Transferring real estate into a revocable living trust avoids probate, maintains privacy, and streamlines transition to heirs. For high-net-worth Charlotte families, irrevocable trusts — including QPRTs (Qualified Personal Residence Trusts) and dynasty trusts — offer additional estate tax benefits when structured properly with experienced counsel.

What is a step-up in basis for inherited Charlotte real estate?

When real estate transfers at death, the heir's tax basis is reset to fair market value at the date of death — eliminating capital gains accumulated during the decedent's ownership. For long-held Charlotte properties with substantial appreciation, this step-up can save heirs hundreds of thousands of dollars in capital gains tax if the property is later sold.

Valuation for Estate Planning Purposes

Accurate, defensible valuations are essential for estate planning, trust funding, gifting strategies, and post-mortem step-up basis documentation. The IRS scrutinizes high-value real estate appraisals carefully, and inadequate documentation can trigger audits, penalties, and recharacterization of gifts.

Our advisory provides market-grade valuation analysis for estate planning purposes, coordinating with qualified appraisers when formal appraisals are required. We document comparable sales, market conditions, and property-specific factors that support the valuation conclusion — protecting both the estate and the family.

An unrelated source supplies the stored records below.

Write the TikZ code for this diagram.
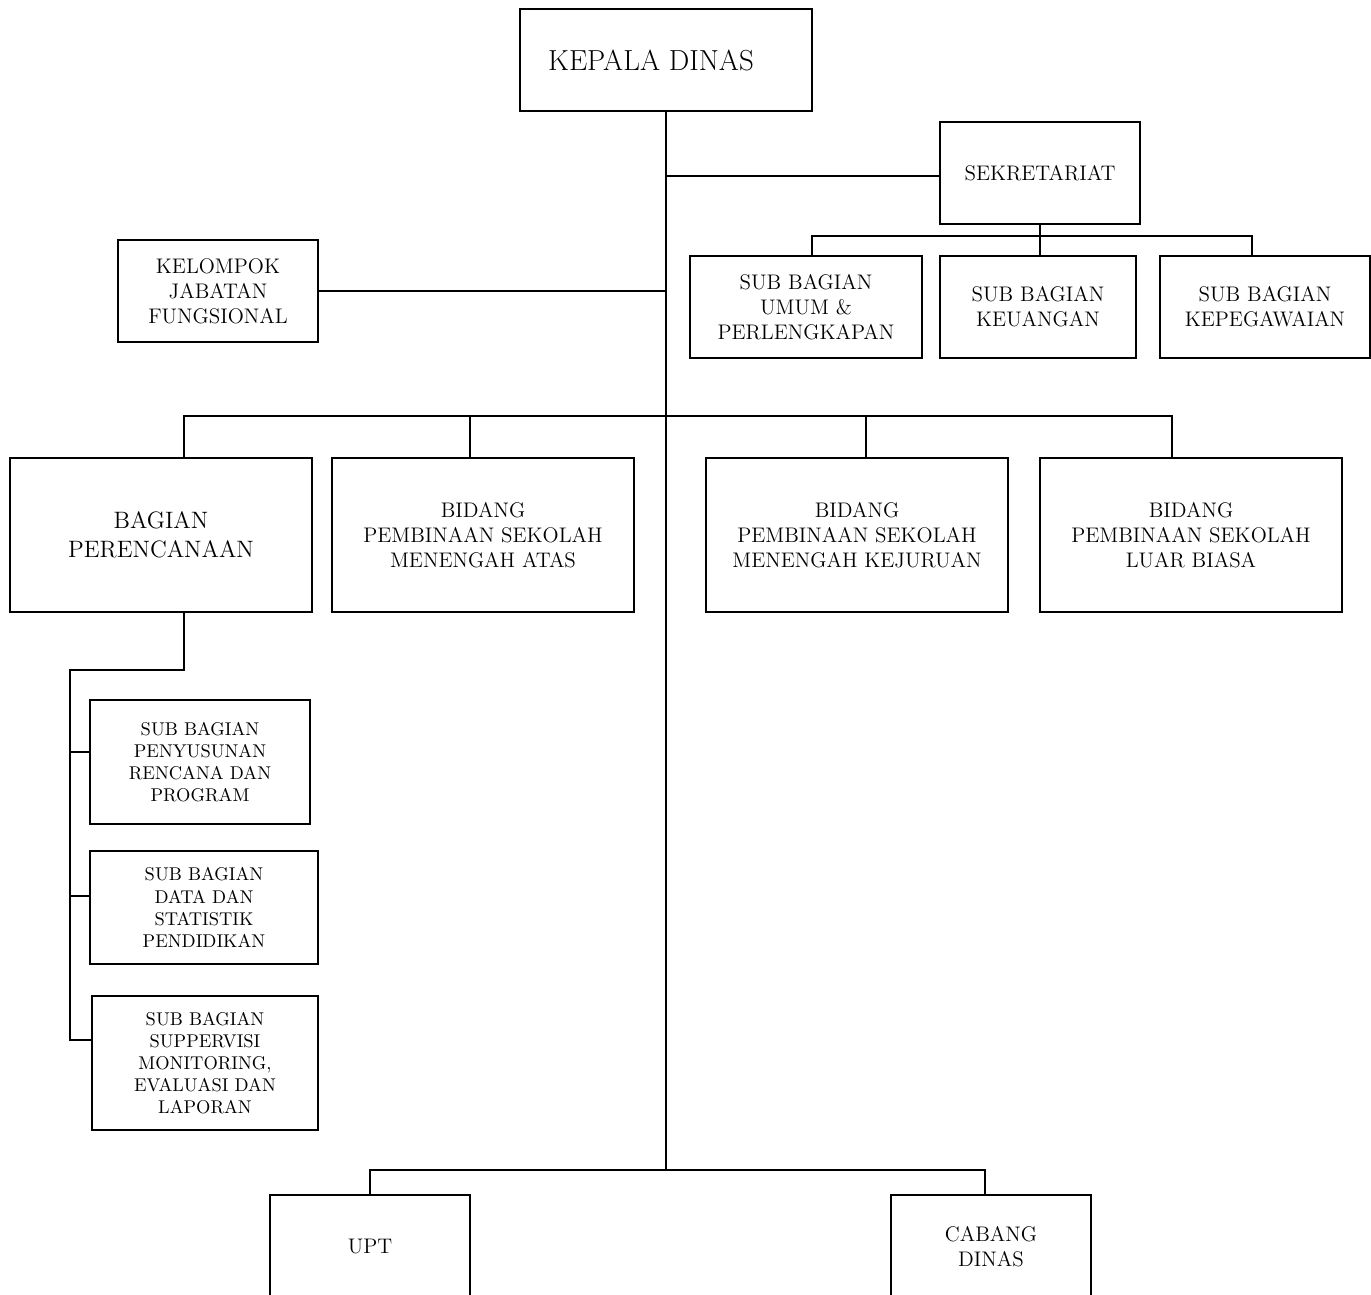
\documentclass[tikz,border=0pt]{standalone}
\usetikzlibrary{positioning}
\begin{document}
\begin{tikzpicture}[line width=1.1pt,
  box/.style={draw,align=center,inner sep=2pt},
  big/.style={font=\fontsize{16.5}{19}\selectfont},
  mid/.style={font=\fontsize{13.5}{16.5}\selectfont},
  norm/.style={font=\fontsize{12}{14.2}\selectfont},
  small/.style={font=\fontsize{10.5}{12.6}\selectfont}]
			\clip (0,0) rectangle (27.42,-25.9);
			%%% top
			\path (13.32,-1.2) node [box,big,minimum width=5.84cm,minimum height=2.04cm] (kepala) {KEPALA DINAS\hspace{0.6cm}};
			\path (20.8,-3.46) node [box,norm,minimum width=4cm,minimum height=2.04cm] (sekretariat) {SEKRETARIAT};
			\path (4.36,-5.82) node [box,norm,minimum width=4cm,minimum height=2.04cm] (kelompok) {KELOMPOK\\JABATAN\\FUNGSIONAL};
			\path (16.12,-6.14) node [box,norm,minimum width=4.64cm,minimum height=2.04cm] (umum) {SUB BAGIAN\\UMUM \&\\PERLENGKAPAN};
			\path (20.76,-6.14) node [box,norm,minimum width=3.92cm,minimum height=2.04cm] (keuangan) {SUB BAGIAN\\KEUANGAN};
			\path (25.3,-6.14) node [box,norm,minimum width=4.2cm,minimum height=2.04cm] (kepegawaian) {SUB BAGIAN\\KEPEGAWAIAN};
			%%% middle
			\path (3.22,-10.7) node [box,mid,minimum width=6.04cm,minimum height=3.08cm] (perencanaan) {BAGIAN\\PERENCANAAN};
			\path (9.66,-10.7) node [box,norm,minimum width=6.04cm,minimum height=3.08cm] (psma) {BIDANG\\PEMBINAAN SEKOLAH\\MENENGAH ATAS};
			\path (17.14,-10.7) node [box,norm,minimum width=6.04cm,minimum height=3.08cm] (psmk) {BIDANG\\PEMBINAAN SEKOLAH\\MENENGAH KEJURUAN};
			\path (23.82,-10.7) node [box,norm,minimum width=6.04cm,minimum height=3.08cm] (pslb) {BIDANG\\PEMBINAAN SEKOLAH\\LUAR BIASA};
			%%% sub bagian perencanaan
			\path (4.0,-15.24) node [box,small,minimum width=4.4cm,minimum height=2.48cm] (rencana) {SUB BAGIAN\\PENYUSUNAN\\RENCANA DAN\\PROGRAM};
			\path (4.08,-18.15) node [box,small,minimum width=4.56cm,minimum height=2.26cm] (statistik) {SUB BAGIAN\\DATA DAN\\STATISTIK\\PENDIDIKAN};
			\path (4.1,-21.26) node [box,small,minimum width=4.52cm,minimum height=2.68cm] (monev) {SUB BAGIAN\\SUPPERVISI\\MONITORING,\\EVALUASI DAN\\LAPORAN};
			%%% bottom
			\path (7.4,-24.94) node [box,norm,minimum width=4cm,minimum height=2.08cm] (upt) {UPT};
			\path (19.82,-24.94) node [box,norm,minimum width=4cm,minimum height=2.08cm] (cabang) {CABANG\\DINAS};
			%%% lines
			\coordinate (bbus) at (13.32,-23.4);
			\coordinate (mbus) at (13.32,-8.32);
			\coordinate (sbus) at (20.8,-4.72);
			\coordinate (spine) at (1.4,-13.4);
			\draw (kepala.south)--(bbus);
			\draw ([yshift=-0.06cm]sekretariat.west)--([yshift=-0.06cm]sekretariat.west -| kepala);
			\draw (kelompok.east)--(kelompok.east -| kepala);
			\draw (sekretariat.south)--(sbus)--(sbus |- keuangan.north);
			\draw ([xshift=0.12cm]umum.north)|-(sbus)-|([xshift=-0.26cm]kepegawaian.north);
			\draw ([xshift=0.46cm]perencanaan.north)|-(mbus)-|([xshift=-0.38cm]pslb.north);
			\draw ([xshift=-0.26cm]psma.north)--++(0,0.84);
			\draw ([xshift=0.18cm]psmk.north)--++(0,0.84);
			\draw ([xshift=0.46cm]perencanaan.south)|-(spine)|-([yshift=0.46cm]monev.west);
			\draw ([yshift=0.2cm]rencana.west)--++(-0.4,0);
			\draw ([yshift=0.23cm]statistik.west)--++(-0.4,0);
			\draw (upt.north)|-(bbus)-|([xshift=-0.12cm]cabang.north);
		\end{tikzpicture}
\end{document}
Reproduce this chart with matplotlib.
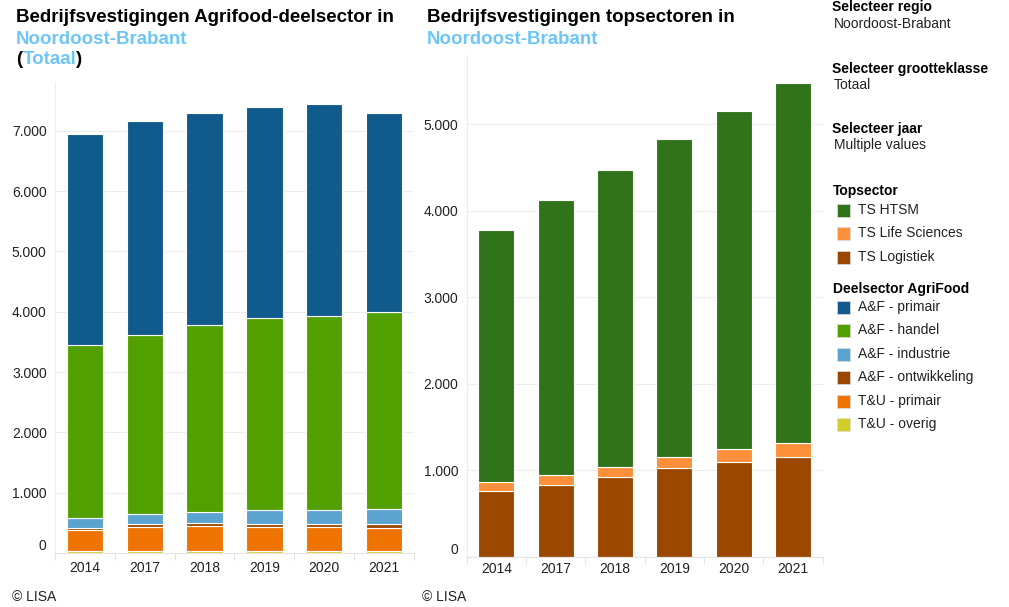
import matplotlib
matplotlib.use("Agg")
import matplotlib.pyplot as plt
import numpy as np
from matplotlib.patches import Rectangle

plt.rcParams['font.family'] = ['Liberation Sans', 'DejaVu Sans']

years = ['2014', '2017', '2018', '2019', '2020', '2021']

# Left chart: Agrifood deelsectoren (bottom to top)
tu_overig = [40, 35, 38, 38, 38, 38]
tu_primair = [340, 400, 415, 400, 400, 370]
af_ontwikkeling = [40, 45, 50, 50, 45, 65]
af_industrie = [160, 160, 170, 225, 230, 255]
af_handel = [2870, 2980, 3100, 3190, 3220, 3270]
af_primair = [3490, 3550, 3530, 3500, 3510, 3300]

# Right chart: topsectoren (bottom to top)
ts_logistiek = [760, 830, 915, 1025, 1090, 1155]
ts_life_sciences = [100, 110, 120, 130, 150, 160]
ts_htsm = [2910, 3180, 3435, 3675, 3910, 4155]

left_ticks = [0, 1000, 2000, 3000, 4000, 5000, 6000, 7000]
right_ticks = [0, 1000, 2000, 3000, 4000, 5000]

C_PRIM = '#115b8c'
C_HAND = '#52a000'
C_IND = '#5ba4cf'
C_ONTW = '#9b4700'
C_TUP = '#ef7300'
C_TUO = '#d3cd2b'
C_HTSM = '#31731b'
C_LS = '#ff903b'
C_LOG = '#9b4700'
BLUE_T = '#6ec6f7'

W, H = 1009, 607
fig = plt.figure(figsize=(W / 100, H / 100), dpi=100)


def px_rect(l, r, b, t):
    return [l / W, (H - b) / H, (r - l) / W, (b - t) / H]


def fmt(v):
    return f"{int(v):,}".replace(',', '.')


def style_axes(ax, ticks, ymax, xpad):
    ax.set_ylim(0, ymax)
    ax.set_xlim(-0.5, len(years) - 0.5)
    for s in ['top', 'right']:
        ax.spines[s].set_visible(False)
    ax.spines['left'].set_color('#eeeeee')
    ax.spines['bottom'].set_color('#e4e4e4')
    ax.spines['left'].set_linewidth(0.8)
    ax.spines['bottom'].set_linewidth(0.8)
    ax.set_yticks(ticks)
    ax.set_yticklabels([fmt(t) for t in ticks])
    ax.tick_params(axis='y', length=0, labelsize=10, pad=6, labelcolor='#222222')
    ax.set_xticks(range(len(years)))
    ax.set_xticklabels(years)
    ax.tick_params(axis='x', length=0, labelsize=10, pad=xpad, labelcolor='#222222')
    ax.set_xticks(np.arange(-0.5, len(years), 1.0), minor=True)
    ax.tick_params(axis='x', which='minor', length=5, color='#e4e4e4', width=0.8)
    ax.grid(axis='y', color='#ededed', linewidth=0.8)
    ax.set_axisbelow(True)
    lab0 = ax.get_yticklabels()[0]
    lab0.set_va('bottom')


x = np.arange(len(years))
bw = 0.61

# Left axes
axL = fig.add_axes(px_rect(55, 414, 553, 82))
bottom = np.zeros(len(years))
for vals, col in [(tu_overig, C_TUO), (tu_primair, C_TUP), (af_ontwikkeling, C_ONTW),
                  (af_industrie, C_IND), (af_handel, C_HAND), (af_primair, C_PRIM)]:
    axL.bar(x, vals, bw, bottom=bottom, color=col, edgecolor='white', linewidth=0.8)
    bottom += np.array(vals)
style_axes(axL, left_ticks, 7810, 6)

# Right axes
axR = fig.add_axes(px_rect(466.6, 822.7, 556.5, 55))
bottom = np.zeros(len(years))
for vals, col in [(ts_logistiek, C_LOG), (ts_life_sciences, C_LS), (ts_htsm, C_HTSM)]:
    axR.bar(x, vals, bw, bottom=bottom, color=col, edgecolor='white', linewidth=0.8)
    bottom += np.array(vals)
style_axes(axR, right_ticks, 5798, 4)


def ftext(xp, yp, s, **kw):
    return fig.text(xp / W, 1 - yp / H, s, **kw)


# Titles
TFS = 13.5
tkw = dict(fontsize=TFS, fontweight='bold', va='center', ha='left')
ftext(16, 18, 'Bedrijfsvestigingen Agrifood-deelsector in', color='black', **tkw)
ftext(16, 39, 'Noordoost-Brabant', color=BLUE_T, **tkw)

fig.canvas.draw()
r = fig.canvas.get_renderer()
t1 = ftext(16, 60, '(', color='black', **tkw)
bb1 = t1.get_window_extent(r)
t2 = ftext(bb1.x1 + 1, 60, 'Totaal', color=BLUE_T, **tkw)
bb2 = t2.get_window_extent(r)
ftext(bb2.x1 - 1, 60, ')', color='black', **tkw)

ftext(427, 18, 'Bedrijfsvestigingen topsectoren in', color='black', **tkw)
ftext(427, 39, 'Noordoost-Brabant', color=BLUE_T, **tkw)

# Right panel
hkw = dict(fontsize=10, fontweight='bold', va='center', ha='left', color='black')
nkw = dict(fontsize=10, va='center', ha='left', color='#222222')
ftext(832, 7, 'Selecteer regio', **hkw)
ftext(834, 24, 'Noordoost-Brabant', **nkw)
ftext(832, 69, 'Selecteer grootteklasse', **hkw)
ftext(834, 85, 'Totaal', **nkw)
ftext(832, 129, 'Selecteer jaar', **hkw)
ftext(834, 145, 'Multiple values', **nkw)
ftext(833, 191, 'Topsector', **hkw)
ftext(833, 289, 'Deelsector AgriFood', **hkw)

legend_items = [
    (210, 'TS HTSM', C_HTSM), (233, 'TS Life Sciences', C_LS), (257, 'TS Logistiek', C_LOG),
    (307, 'A&F - primair', C_PRIM), (330, 'A&F - handel', C_HAND), (354, 'A&F - industrie', C_IND),
    (377, 'A&F - ontwikkeling', C_ONTW), (401, 'T&U - primair', C_TUP), (424, 'T&U - overig', C_TUO),
]
for yc, lab, col in legend_items:
    fig.patches.append(Rectangle((837 / W, 1 - (yc + 6.5) / H), 13 / W, 13 / H,
                                 transform=fig.transFigure, facecolor=col,
                                 edgecolor='#dddddd', linewidth=0.5))
    ftext(858, yc, lab, **nkw)

ftext(12, 597, '\u00a9 LISA', fontsize=10, va='center', ha='left', color='#222222')
ftext(422, 597, '\u00a9 LISA', fontsize=10, va='center', ha='left', color='#222222')

fig.savefig('out.png', dpi=100)
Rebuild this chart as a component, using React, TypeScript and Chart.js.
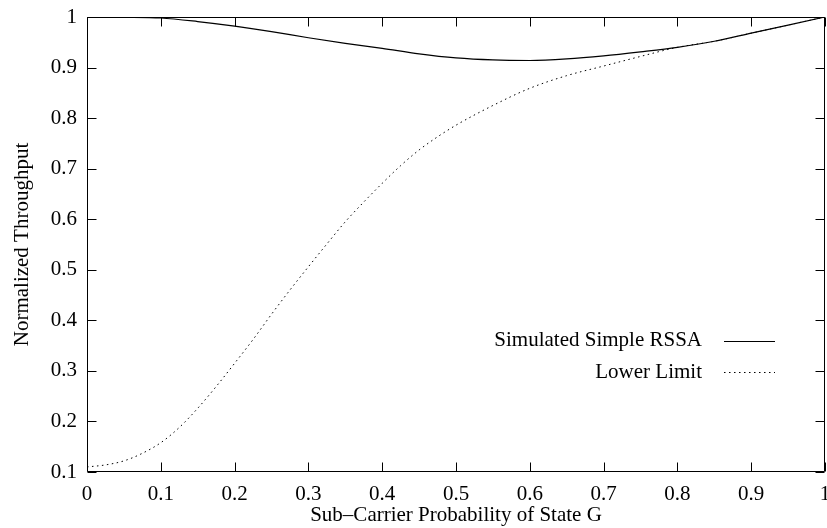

Disposition Strategies for Inherited Charlotte Properties

Heirs of Charlotte luxury properties face strategic choices: retain the property as a family asset or rental investment, sell promptly to capture step-up basis benefits, or gift to the next generation. Each path carries tax, liquidity, and family considerations that warrant careful analysis.

When disposition is the chosen path, estate sales benefit from discreet, principal-led representation. Family circumstances often warrant confidential marketing rather than public listing — protecting privacy during a sensitive transition while maximizing value through targeted outreach to qualified buyers.

Coordinating With Estate Attorneys and Tax Counsel

Estate planning real estate decisions should never be made in isolation. Our advisory coordinates directly with Charlotte's leading estate planning attorneys, CPAs, and trust officers — providing the market expertise that informs legal and tax strategy. This integrated approach ensures real estate decisions advance the broader estate plan.

We routinely participate in estate planning meetings, provide written market analysis for attorney files, and structure transactions to satisfy trust requirements, court orders, or family settlement agreements. Our role is to translate market reality into the documentation that estate planning demands.

Privacy & Discretion for Family Transitions

Estate-related real estate transactions frequently involve sensitive family circumstances — death, incapacity, divorce, or generational disagreement. Our practice emphasizes the discretion these situations require, conducting confidential showings, managing communications among multiple heirs, and protecting the family from public exposure during private transitions.

Whether the engagement involves a single property disposition or comprehensive multi-property estate work, our principal-led approach ensures continuity and accountability throughout what is often a multi-year process.